Les femmes ont mis du temps à se faire élire. Elles restent peu nombreuses, mais en politique comme ailleurs, elles continuent d'inventer, au fur et à mesure, comment survivre dans cet univers fait par des hommes pour des hommes et qu'elles sont déterminées à apprivoiser. Pas simple. Ce n'est pas pour rien qu'elles avancent à tâtons. Elles ont mis du temps à réaliser qu'elles ne pouvaient pas faire pire que les hommes. Souvent même, elles peuvent faire beaucoup mieux.
Madame Kathleen Weil, ministre de la Justice, a trébuché la fin de semaine dernière. Je voudrais, en ce 70e anniversaire du droit de vote des femmes, souligner que sa franchise au sujet de la méthode de nomination des juges va sans doute lui coûter cher, mais qu'elle était rafraîchissante dans le lot de mensonges et de demi-vérités que ses collègues avaient répétés ad nauseam depuis des jours et des jours. Elle n'a pas à baisser la tête. Au contraire. J'aime mieux une ministre sans trop d'expérience qui peut encore dire la vérité qu'un ministre expérimenté qui me ment en pleine face.
Les femmes sont des puissances de changement dans notre société. Je reste absolument convaincue que les femmes, en nombre suffisant, finiront par changer la façon de faire de la politique au Québec. Elles préconiseront une politique plus près des véritables besoins des citoyens et plus soucieuse de l'accès à la justice pour tous.
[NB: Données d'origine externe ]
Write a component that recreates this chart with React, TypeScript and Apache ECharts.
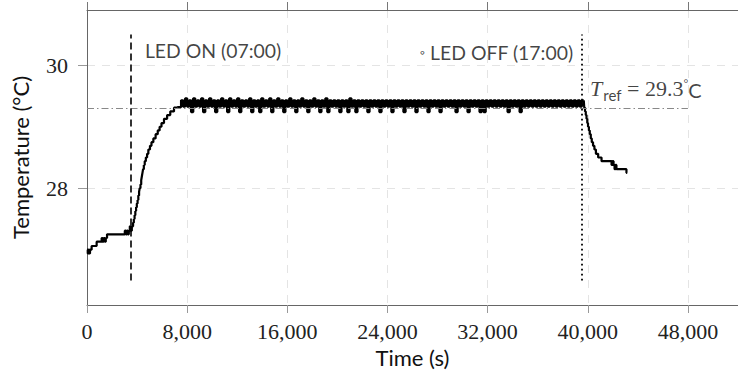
import React, { useEffect, useRef } from 'react';
import * as echarts from 'echarts';

const xTicks = [0, 8000, 16000, 24000, 32000, 40000, 48000];
const yTicks = [28, 30];

const earlyTimes = [0, 60, 120, 180, 240, 370, 770, 1170, 1250, 1330, 1420, 1500, 1600, 3020, 3100, 3180, 3260, 3340, 3420, 3500, 3580];
const earlyTemps = [27.0, 26.94, 27.0, 26.94, 27.0, 27.06, 27.13, 27.19, 27.13, 27.19, 27.13, 27.19, 27.25, 27.31, 27.25, 27.31, 27.25, 27.31, 27.38, 27.31, 27.38];

const riseTimes = [3680, 3740, 3800, 3860, 3920, 3980, 4040, 4100, 4160, 4210, 4270, 4330, 4380, 4430, 4480, 4540, 4610, 4700, 4800, 4900, 5030, 5150, 5300, 5480, 5650, 5800, 5950, 6150, 6400, 6650, 6950, 7200];
const riseTemps = [27.44, 27.5, 27.56, 27.63, 27.69, 27.75, 27.81, 27.88, 27.94, 28.0, 28.06, 28.13, 28.19, 28.25, 28.31, 28.38, 28.44, 28.5, 28.56, 28.63, 28.69, 28.75, 28.81, 28.88, 28.94, 29.0, 29.06, 29.13, 29.19, 29.25, 29.31, 29.32];

const plateauStart = 7200;
const samplePeriod = 160;
const plateauTemps = [
  29.32, 29.32, 29.43, 29.33, 29.46, 29.33, 29.43, 29.24, 29.46, 29.33,
  29.43, 29.33, 29.46, 29.24, 29.43, 29.33, 29.46, 29.33, 29.43, 29.24,
  29.43, 29.33, 29.46, 29.33, 29.43, 29.24, 29.46, 29.33, 29.43, 29.33,
  29.46, 29.24, 29.43, 29.33, 29.43, 29.33, 29.46, 29.24, 29.43, 29.33,
  29.43, 29.24, 29.46, 29.33, 29.43, 29.33, 29.46, 29.24, 29.43, 29.33,
  29.46, 29.33, 29.43, 29.24, 29.43, 29.33, 29.46, 29.33, 29.43, 29.24,
  29.43, 29.33, 29.46, 29.33, 29.43, 29.24, 29.43, 29.33, 29.46, 29.33,
  29.43, 29.24, 29.43, 29.33, 29.46, 29.24, 29.43, 29.33, 29.43, 29.33,
  29.43, 29.24, 29.43, 29.33, 29.43, 29.24, 29.46, 29.33, 29.43, 29.24,
  29.43, 29.33, 29.43, 29.33, 29.43, 29.24, 29.43, 29.33, 29.43, 29.33,
  29.43, 29.24, 29.43, 29.33, 29.43, 29.33, 29.43, 29.24, 29.43, 29.33,
  29.43, 29.33, 29.43, 29.24, 29.43, 29.33, 29.43, 29.33, 29.43, 29.24,
  29.43, 29.33, 29.43, 29.33, 29.43, 29.24, 29.43, 29.33, 29.43, 29.33,
  29.43, 29.24, 29.43, 29.33, 29.43, 29.33, 29.43, 29.33, 29.43, 29.24,
  29.43, 29.33, 29.43, 29.33, 29.43, 29.24, 29.43, 29.33, 29.43, 29.33,
  29.43, 29.24, 29.43, 29.24, 29.43, 29.33, 29.43, 29.33, 29.43, 29.33,
  29.43, 29.33, 29.43, 29.33, 29.43, 29.24, 29.43, 29.33, 29.43, 29.33,
  29.43, 29.24, 29.43, 29.33, 29.43, 29.33, 29.43, 29.33, 29.43, 29.33,
  29.43, 29.33, 29.43, 29.33, 29.43, 29.33, 29.43, 29.33, 29.43, 29.33,
  29.43, 29.33, 29.43, 29.33, 29.43, 29.33, 29.43, 29.33, 29.43, 29.33,
  29.43, 29.33, 29.43, 29.43,
];

const declineTimes = [39680, 39720, 39780, 39840, 39900, 39960, 40020, 40090, 40160, 40240, 40320, 40420, 40530, 40650, 40830, 41100, 41900, 41980, 42060, 42140, 42220, 42290, 43090, 43150];
const declineTemps = [29.43, 29.31, 29.25, 29.19, 29.13, 29.06, 29.0, 28.94, 28.88, 28.81, 28.75, 28.69, 28.63, 28.56, 28.5, 28.44, 28.38, 28.44, 28.38, 28.31, 28.38, 28.31, 28.25, 28.25];

const ledOnTime = 3480;
const ledOffTime = 39520;
const tRef = 29.3;
const markerBottom = 26.5;
const markerTop = 30.5;
const refLineEnd = 48000;

const ledOnLabel = 'LED ON (07:00)';
const ledOffLabel = 'LED OFF (17:00)';
const ledOnLabelPos = [4624, 30.24];
const ledOffLabelPos = [38830, 30.21];
const refLabelPos = [40180, 29.6];

export default function App() {
  const ref = useRef<HTMLDivElement>(null);
  useEffect(() => {
    if (!ref.current) return;
    const chart = echarts.init(ref.current, undefined, { renderer: 'svg' });
    const heatData: [number, number][] = [];
    earlyTimes.forEach((t, i) => heatData.push([t, earlyTemps[i]]));
    riseTimes.forEach((t, i) => heatData.push([t, riseTemps[i]]));
    const plateauData: [number, number][] = plateauTemps.map((v, i) => [plateauStart + i * samplePeriod, v]);
    const coolData: [number, number][] = declineTimes.map((t, i) => [t, declineTemps[i]]);

    const serif = "'Liberation Serif', 'DejaVu Serif', serif";
    const sans = 'Lato';
    const gridLine = { show: true, lineStyle: { color: '#e4e4e4', width: 1, type: [8, 7] as any } };
    const axisLineStyle = { color: '#666', width: 1 };
    const lineSeries = (data: [number, number][], width: number, extra: any = {}) => ({
      type: 'line', data, step: 'end', showSymbol: false, symbol: 'none', z: 3, silent: true,
      lineStyle: { color: '#000', width }, ...extra,
    });

    chart.setOption({
      animation: false,
      backgroundColor: '#fff',
      grid: { left: 87, top: 10, width: 652, height: 295, containLabel: false },
      xAxis: [
        {
          type: 'value', min: 0, max: 52000, position: 'bottom',
          name: 'Time (s)', nameLocation: 'middle', nameGap: 40,
          nameTextStyle: { fontFamily: sans, fontSize: 22, color: '#111' },
          axisLine: { show: true, lineStyle: axisLineStyle },
          axisTick: { show: true, length: 8, customValues: xTicks, lineStyle: { color: '#999' } },
          axisLabel: {
            customValues: xTicks, margin: 15, fontFamily: serif, fontSize: 22, color: '#222',
            formatter: (v: number) => v.toLocaleString('en-US'),
          },
          splitLine: gridLine,
        },
        {
          type: 'value', min: 0, max: 52000, position: 'top',
          axisLine: { show: true, lineStyle: axisLineStyle },
          axisTick: { show: true, length: 8, customValues: xTicks, lineStyle: { color: '#777' } },
          axisLabel: { show: false },
          splitLine: { show: false },
        },
      ],
      yAxis: {
        type: 'value', min: 26.1, max: 30.9,
        name: 'Temperature (°C)', nameLocation: 'middle', nameGap: 56, nameRotate: 90,
        nameTextStyle: { fontFamily: sans, fontSize: 22, color: '#111' },
        axisLine: { show: true, lineStyle: axisLineStyle },
        axisTick: { show: true, length: 9, customValues: yTicks, lineStyle: { color: '#999' } },
        axisLabel: { customValues: yTicks, margin: 19, fontFamily: serif, fontSize: 22, color: '#222' },
        splitLine: gridLine,
      },
      series: [
        {
          type: 'line', silent: true, data: [], z: 1,
          markLine: {
            silent: true, symbol: ['none', 'none'], label: { show: false },
            data: [
              [
                { coord: [0, tRef], lineStyle: { type: [7, 3, 1.5, 3], color: '#888', width: 1 } },
                { coord: [refLineEnd, tRef], lineStyle: { type: [7, 3, 1.5, 3], color: '#888', width: 1 } },
              ],
            ],
          },
        },
        lineSeries(heatData, 2.2, {
          markLine: {
            silent: true, symbol: ['none', 'none'], label: { show: false },
            data: [
              [
                { coord: [ledOnTime, markerBottom], lineStyle: { type: [7, 4], color: '#000', width: 1.6 } },
                { coord: [ledOnTime, markerTop], lineStyle: { type: [7, 4], color: '#000', width: 1.6 } },
              ],
              [
                { coord: [ledOffTime, markerBottom], lineStyle: { type: [1.6, 3.4], color: '#000', width: 1.8 } },
                { coord: [ledOffTime, markerTop], lineStyle: { type: [1.6, 3.4], color: '#000', width: 1.8 } },
              ],
            ],
          },
        }),
        lineSeries(plateauData, 2.4),
        lineSeries(coolData, 2.2),
        {
          type: 'scatter', silent: true, symbolSize: 0, z: 5,
          data: [
            {
              value: ledOnLabelPos,
              label: { show: true, position: 'right', distance: 0, formatter: ledOnLabel, fontFamily: sans, fontSize: 19.4, color: '#111' },
            },
            {
              value: ledOffLabelPos,
              label: {
                show: true, position: 'left', distance: 0, formatter: '{c|◦} ' + ledOffLabel,
                fontFamily: sans, fontSize: 19.4, color: '#111',
                rich: { c: { fontFamily: sans, fontSize: 13, color: '#111' } },
              },
            },
            {
              value: refLabelPos,
              label: {
                show: true, position: 'right', distance: 0,
                formatter: '{t|T}{s|ref}{n| = 29.3}{d|°}{c|C}',
                rich: {
                  t: { fontFamily: serif, fontStyle: 'italic', fontSize: 22, color: '#111', verticalAlign: 'bottom', padding: [0, 1, 3, 0] },
                  s: { fontFamily: sans, fontSize: 15, color: '#111', verticalAlign: 'bottom', padding: [0, 0, 0, 0] },
                  n: { fontFamily: serif, fontSize: 22, color: '#111', verticalAlign: 'bottom', padding: [0, 0, 3, 0] },
                  d: { fontFamily: serif, fontSize: 12, color: '#111', verticalAlign: 'bottom', padding: [0, 0, 14, 0] },
                  c: { fontFamily: sans, fontSize: 20, color: '#111', verticalAlign: 'bottom', padding: [0, 0, 3, 0] },
                },
              },
            },
          ],
        },
      ],
    });
    return () => chart.dispose();
  }, []);
  return <div ref={ref} style={{ position: 'fixed', left: 0, top: 0, width: 738, height: 378 }} />;
}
Nous avons appris beaucoup de choses en
70 ans. Heureusement. Les femmes n'ont jamais été aussi prêtes que maintenant à jouer un rôle déterminant dans la société. Elles ont un formidable sens des responsabilités et une envie folle de changer ce monde qu'elles trouvent bien malade. Elles devraient avoir, normalement, un droit sur la moitié de tous les pouvoirs: le religieux, l'économique ou le politique. Il y a du chemin à faire? Elles sont en marche. Elles ont fini de juste participer. Elles y vont pour gagner.